Industry pushes for inclusion in renewable energy incentives
By Zachary Matson
New York hydroelectric producers are calling on energy regulators to give their industry equal footing with solar and wind, as the state attempts to transition to renewable power and carbon-free power generation.
Hydropower producers in recent years have increased exports to neighboring states or struggled to stay open, reducing the amount of hydropower utilized in the state just as it seeks to draw all of its electricity from renewable sources.
A petition filed with the Public Service Commission last week argued the commission should expand access to a financial incentive available to so-called “distributed energy resources,” like community solar and other projects that directly engage customers, so that hydropower projects built before 2015 can also benefit.
The program shuts out the legacy hydropower producers that have long contributed the lion’s share of renewable energy produced in the state, according to the petition, worsening unsustainable economic conditions at many facilities. Sixteen hydropower companies, including many operators of dams and generation sites that draw power from Adirondack rivers, signed the petition.
“The fact is that maintaining existing zero-carbon resources is the lowest-carbon solution for meeting New York’s portfolio goals,” petitioners wrote. “In terms of net emissions, the fact that these resources already exist makes them more valuable, not less.”
The petition argues the commission should repurpose funding for a separate, sparsely-used program to incentivize existing hydropower facilities to become distributed energy providers, working to sign up customers to purchase electricity credits directly.
Dams have long been central to Adirondack communities, but the important infrastructure, which holds up much of the region’s physical and social landscape, is aging and faces growing storm threats due to climate change.
The petition argues that incentivizing legacy hydropower producers to become distributed energy resources would encourage residents to support long-term investments in local dams. Under the proposed plan, hydropower producers that pursued a customer-based business model — as opposed to selling directly to large utilities or on the wholesale energy market — would be paid for the environmental benefit of not generating new emissions. The environmental payment at current rates is worth about 3 cents per kilowatt-hour generated.

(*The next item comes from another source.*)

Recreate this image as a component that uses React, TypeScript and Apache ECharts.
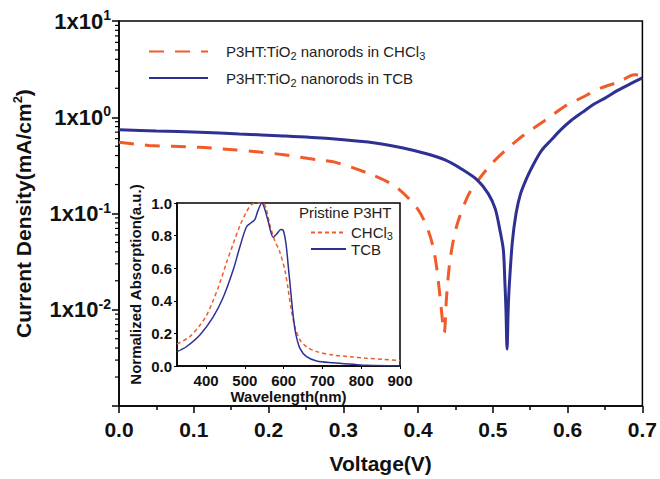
import React, { useEffect, useRef } from 'react';
import * as echarts from 'echarts';

const FONT = '"Liberation Sans", Arial, Helvetica, sans-serif';
const ORANGE = '#F15A29';
const BLUE = '#2E3192';

const NAME_CHCL3 = 'P3HT:TiO2 nanorods in CHCl3';
const NAME_TCB = 'P3HT:TiO2 nanorods in TCB';
const INSET_CHCL3 = 'CHCl3';
const INSET_TCB = 'TCB';

// Main J-V curves (V, |J| in mA/cm^2)
const voltageCHCl3 = [0.0, 0.04, 0.072, 0.108, 0.152, 0.188, 0.218, 0.267, 0.29, 0.334, 0.37, 0.4, 0.414, 0.42, 0.425, 0.4295, 0.435, 0.438, 0.443, 0.452, 0.467, 0.48, 0.5, 0.534, 0.569, 0.6, 0.614, 0.645, 0.67, 0.689, 0.7];
const currentCHCl3 = [0.55, 0.51, 0.5, 0.487, 0.46, 0.435, 0.41, 0.36, 0.34, 0.26, 0.19, 0.11, 0.065, 0.045, 0.027, 0.0133, 0.0058, 0.0133, 0.034, 0.076, 0.154, 0.22, 0.34, 0.59, 0.92, 1.36, 1.53, 2.02, 2.35, 2.77, 2.7];

const voltageTCB = [0.0, 0.05, 0.108, 0.161, 0.22, 0.281, 0.347, 0.38, 0.41, 0.436, 0.458, 0.48, 0.494, 0.503, 0.509, 0.514, 0.516, 0.5175, 0.519, 0.5205, 0.522, 0.526, 0.531, 0.537, 0.545, 0.553, 0.565, 0.578, 0.59, 0.605, 0.62, 0.636, 0.65, 0.667, 0.685, 0.7];
const currentTCB = [0.74, 0.72, 0.7, 0.67, 0.64, 0.6, 0.535, 0.48, 0.42, 0.36, 0.29, 0.22, 0.16, 0.113, 0.07, 0.042, 0.02, 0.01, 0.0039, 0.01, 0.018, 0.05, 0.1, 0.16, 0.23, 0.31, 0.45, 0.58, 0.73, 0.93, 1.13, 1.38, 1.58, 1.9, 2.25, 2.57];

// Inset absorption spectra
const wavelengthCHCl3 = [325, 358, 384, 401, 418, 435, 452, 470, 487, 504, 517, 530, 547, 556, 564, 577, 590, 603, 612, 620, 629, 642, 659, 685, 728, 771, 814, 857, 900];
const absorptionCHCl3 = [0.135, 0.18, 0.25, 0.31, 0.4, 0.506, 0.63, 0.75, 0.86, 0.945, 0.99, 1.0, 1.0, 0.955, 0.87, 0.77, 0.7, 0.59, 0.465, 0.34, 0.24, 0.16, 0.118, 0.088, 0.067, 0.057, 0.047, 0.041, 0.033];

const wavelengthTCB = [325, 349, 384, 418, 444, 470, 487, 504, 517, 526, 534, 544, 551, 560, 573, 582, 593, 599, 606, 612, 618, 624, 631, 642, 659, 685, 728, 780, 814, 900];
const absorptionTCB = [0.088, 0.118, 0.19, 0.3, 0.42, 0.59, 0.73, 0.853, 0.88, 0.9, 0.955, 1.0, 0.965, 0.89, 0.79, 0.81, 0.837, 0.833, 0.75, 0.61, 0.465, 0.32, 0.2, 0.108, 0.057, 0.031, 0.02, 0.01, 0.004, 0.0];

const logMinorTicks = [0.002, 0.003, 0.004, 0.005, 0.006, 0.007, 0.008, 0.009, 0.02, 0.03, 0.04, 0.05, 0.06, 0.07, 0.08, 0.09, 0.2, 0.3, 0.4, 0.5, 0.6, 0.7, 0.8, 0.9, 2, 3, 4, 5, 6, 7, 8, 9];
const wavelengthTicks = [400, 500, 600, 700, 800, 900];

const zip = (xs: number[], ys: number[]) => xs.map((x, i) => [x, ys[i]]);

export default function App() {
  const ref = useRef<HTMLDivElement>(null);
  useEffect(() => {
    if (!ref.current) return;
    const chart = echarts.init(ref.current, null, { renderer: 'svg' });
    const option: any = {
      animation: false,
      backgroundColor: '#fff',
      textStyle: { fontFamily: FONT },
      grid: [
        { left: 119, right: 15, top: 21, bottom: 71, show: true, borderColor: '#000', borderWidth: 1.5, backgroundColor: 'transparent' },
        { left: 177, right: 260, top: 203, bottom: 113, show: true, borderColor: '#000', borderWidth: 1.5, backgroundColor: '#fff' },
      ],
      legend: [
        {
          data: [NAME_CHCL3, NAME_TCB],
          orient: 'vertical',
          left: 143,
          top: 39,
          itemWidth: 59,
          itemHeight: 14,
          itemGap: 9,
          itemStyle: { opacity: 0 },
          textStyle: {
            padding: [0, 0, 0, 13],
            rich: {
              a: { fontSize: 15, lineHeight: 20, color: '#222', fontFamily: FONT },
              sub: { fontSize: 11, lineHeight: 11, verticalAlign: 'bottom', color: '#222', fontFamily: FONT },
            },
          },
          formatter: (name: string) =>
            name === NAME_CHCL3
              ? '{a|P3HT:TiO}{sub|2}{a| nanorods in CHCl}{sub|3}'
              : '{a|P3HT:TiO}{sub|2}{a| nanorods in TCB}',
        },
        {
          data: [INSET_CHCL3, INSET_TCB],
          orient: 'vertical',
          left: 305,
          top: 220,
          itemWidth: 35,
          itemHeight: 10,
          itemGap: 0,
          itemStyle: { opacity: 0 },
          textStyle: {
            padding: [0, 0, 0, 0],
            rich: {
              a: { fontSize: 15, lineHeight: 18, color: '#222', fontFamily: FONT },
              sub: { fontSize: 11, lineHeight: 11, verticalAlign: 'bottom', color: '#222', fontFamily: FONT },
            },
          },
          formatter: (name: string) => (name === INSET_CHCL3 ? '{a|CHCl}{sub|3}' : '{a|TCB}'),
        },
      ],
      graphic: [
        {
          type: 'text',
          left: 299,
          top: 205,
          style: { text: 'Pristine P3HT', fontSize: 15, fontFamily: FONT, fill: '#222' },
        },
      ],
      xAxis: [
        {
          gridIndex: 0,
          type: 'value',
          min: 0,
          max: 0.7,
          interval: 0.1,
          name: 'Voltage(V)',
          nameLocation: 'middle',
          nameGap: 47,
          nameTextStyle: { fontSize: 21, fontWeight: 'bold', color: '#111', fontFamily: FONT },
          axisLine: { onZero: false, lineStyle: { color: '#000', width: 1.5 } },
          axisTick: { length: 7, lineStyle: { color: '#000', width: 1.5 } },
          minorTick: { show: true, splitNumber: 2, length: 4, lineStyle: { color: '#000', width: 1.5 } },
          splitLine: { show: false },
          axisLabel: { margin: 13, fontSize: 21, fontWeight: 'bold', color: '#111', fontFamily: FONT, formatter: (v: number) => v.toFixed(1) },
        },
        {
          gridIndex: 1,
          type: 'value',
          min: 325,
          max: 900,
          name: 'Wavelength(nm)',
          nameLocation: 'middle',
          nameGap: 21,
          nameTextStyle: { fontSize: 15, fontWeight: 'bold', color: '#111', fontFamily: FONT },
          axisLine: { onZero: false, lineStyle: { color: '#000', width: 1.5 } },
          axisTick: { show: true, length: 3, customValues: wavelengthTicks, lineStyle: { color: '#000' } },
          splitLine: { show: false },
          axisLabel: { margin: 7, fontSize: 15, fontWeight: 'bold', color: '#111', fontFamily: FONT, customValues: wavelengthTicks },
        },
      ],
      yAxis: [
        {
          gridIndex: 0,
          type: 'log',
          logBase: 10,
          min: 0.001,
          max: 10,
          name: '{a|Current Density(mA/cm}{s|2}{a|)}',
          nameLocation: 'middle',
          nameGap: 84,
          nameTextStyle: {
            rich: {
              a: { fontSize: 21, fontWeight: 'bold', lineHeight: 24, color: '#111', fontFamily: FONT },
              s: { fontSize: 13, fontWeight: 'bold', lineHeight: 13, verticalAlign: 'top', color: '#111', fontFamily: FONT },
            },
          },
          axisLine: { onZero: false, lineStyle: { color: '#000', width: 1.5 } },
          axisTick: { length: 7, lineStyle: { color: '#000', width: 1.5 } },
          splitLine: { show: false },
          axisLabel: {
            margin: 8,
            formatter: (v: number) => {
              const e = Math.round(Math.log10(v));
              if (e <= -3) return '';
              return `{b|1x10}{s|${e}}`;
            },
            rich: {
              b: { fontSize: 22, fontWeight: 'bold', lineHeight: 26, color: '#111', fontFamily: FONT },
              s: { fontSize: 14, fontWeight: 'bold', lineHeight: 14, verticalAlign: 'top', color: '#111', fontFamily: FONT },
            },
          },
        },
        {
          gridIndex: 1,
          type: 'value',
          min: 0,
          max: 1,
          interval: 0.2,
          name: 'Normalized Absorption(a.u.)',
          nameLocation: 'middle',
          nameGap: 34,
          nameTextStyle: { fontSize: 15, fontWeight: 'bold', color: '#111', fontFamily: FONT },
          axisLine: { onZero: false, lineStyle: { color: '#000', width: 1.5 } },
          axisTick: { length: 3, lineStyle: { color: '#000' } },
          splitLine: { show: false },
          axisLabel: { margin: 5, fontSize: 15, fontWeight: 'bold', color: '#111', fontFamily: FONT, formatter: (v: number) => v.toFixed(1) },
        },
      ],
      series: [
        {
          name: NAME_CHCL3,
          type: 'line',
          xAxisIndex: 0,
          yAxisIndex: 0,
          symbol: 'none',
          smooth: 0.3,
          data: zip(voltageCHCl3, currentCHCl3),
          lineStyle: { color: ORANGE, width: 3, type: [15, 11] },
          itemStyle: { color: ORANGE },
          z: 3,
        },
        {
          name: NAME_TCB,
          type: 'line',
          xAxisIndex: 0,
          yAxisIndex: 0,
          symbol: 'none',
          smooth: 0.3,
          data: zip(voltageTCB, currentTCB),
          lineStyle: { color: BLUE, width: 3 },
          itemStyle: { color: BLUE },
          z: 3,
        },
        {
          name: INSET_CHCL3,
          type: 'line',
          xAxisIndex: 1,
          yAxisIndex: 1,
          symbol: 'none',
          smooth: 0.3,
          data: zip(wavelengthCHCl3, absorptionCHCl3),
          lineStyle: { color: ORANGE, width: 1.5, type: [4, 3] },
          itemStyle: { color: ORANGE },
          z: 4,
        },
        {
          name: INSET_TCB,
          type: 'line',
          xAxisIndex: 1,
          yAxisIndex: 1,
          symbol: 'none',
          smooth: 0.3,
          data: zip(wavelengthTCB, absorptionTCB),
          lineStyle: { color: BLUE, width: 1.5 },
          itemStyle: { color: BLUE },
          z: 4,
        },
        {
          name: 'logMinorTicks',
          type: 'custom',
          xAxisIndex: 0,
          yAxisIndex: 0,
          silent: true,
          clip: false,
          data: logMinorTicks.map((v) => [0, v]),
          renderItem: (_params: any, api: any) => {
            const p = api.coord([0, api.value(1)]);
            return {
              type: 'line',
              shape: { x1: p[0] - 4, y1: p[1], x2: p[0], y2: p[1] },
              style: { stroke: '#000', lineWidth: 1.2 },
            };
          },
        },
      ],
    };
    chart.setOption(option);
    return () => chart.dispose();
  }, []);
  return <div ref={ref} style={{ position: 'absolute', left: 0, top: 0, width: 660, height: 479 }} />;
}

The plan would “[empower] New Yorkers to make a consumer choice that delivers much-needed value to local renewable power producers, investing in their community and local ecology as well as the global climate,” the petition states.
MORE ON THE CLIMATE PLAN:
Hydro left behind?
New York’s 2019 climate law committed to eliminating all emissions creating by electricity generation by 2040 and reaching 70% emissions-free electricity by 2030. Still, less than 30% of the state’s electricity was emissions free as of 2020, according to a state report, less than a 3% increase from the 2014 baseline.
Emmett Smith, who operates the Azure Mountain Power dam in St. Regis Falls, was the petition’s lead signatory. Smith said it’s unfair of the state to count legacy hydropower toward its renewable targets without offering a financial incentive like it does to new solar and wind developments.
“We are still counted to the state’s renewable energy mix, but we are not paid for being renewable,” Smith said.
The petition outlines how some hydropower producers in recent years have exported power to neighboring states with better renewable incentives. Some facilities have curtailed generation or shut down as wholesale energy rates have declined in recent years, reaching unsustainable levels for many hydropower generators.
Legacy renewable generators between 2016 and 2019 increased exports by 50%, raising concerns among state officials that the growth in exports could threaten the state’s ability to hit emissions targets.
“It’s pretty simple math, the numbers are in, and it’s clear that a lot of generators have either shut down, reduced production or are exporting,” Smith said.
A pair of earlier credits incentivized some hydropower producers to enter the distributed energy program, but that has slowed since those credits expired. Smith, who founded Northern Power & Light as a way to connect hydropower generation with local customers, said he thinks other hydropower producers would move into the program if the state paid for the environmental benefit.
In 2020, the New York State Energy Research and Development Authority offered to subsidize legacy hydropower generators by purchasing their renewable energy, but the state only awarded a handful of contracts under the first bid solicitation and none under the second. Smith said the state did not offer a high enough purchase price to entice producers.
The petition proposed repurposing funding from that program to fund the environmental benefit for hydropower producers who enter the distributed energy program.
Kelly Sackheim, owner and operator of the Sandy Hollow Power Company and dam on the Indian River in Philadelphia, said margins are tight operating a dam and any help from the state would make her operation more stable. The dam she operates was first constructed in 1850 and requires costly ongoing upgrades and maintenance. She said keeping hydropower facilities operating supports the goal of cleaning up the state’s energy grid.
“It’s a question of do you want to preserve the environment by getting electricity in a clean manner and making that economically viable,” Sackheim said.
The petition estimated that about a quarter of eligible producers would enter the program, representing about 210 gigawatt hours of hydropower each year, enough to serve around 34,000 residential customers. The overall cost of funding those environmental payments is estimated to cost about $6 million annually.
If the commission agrees to consider the petition, the proposal would be opened for public comments, Smith said.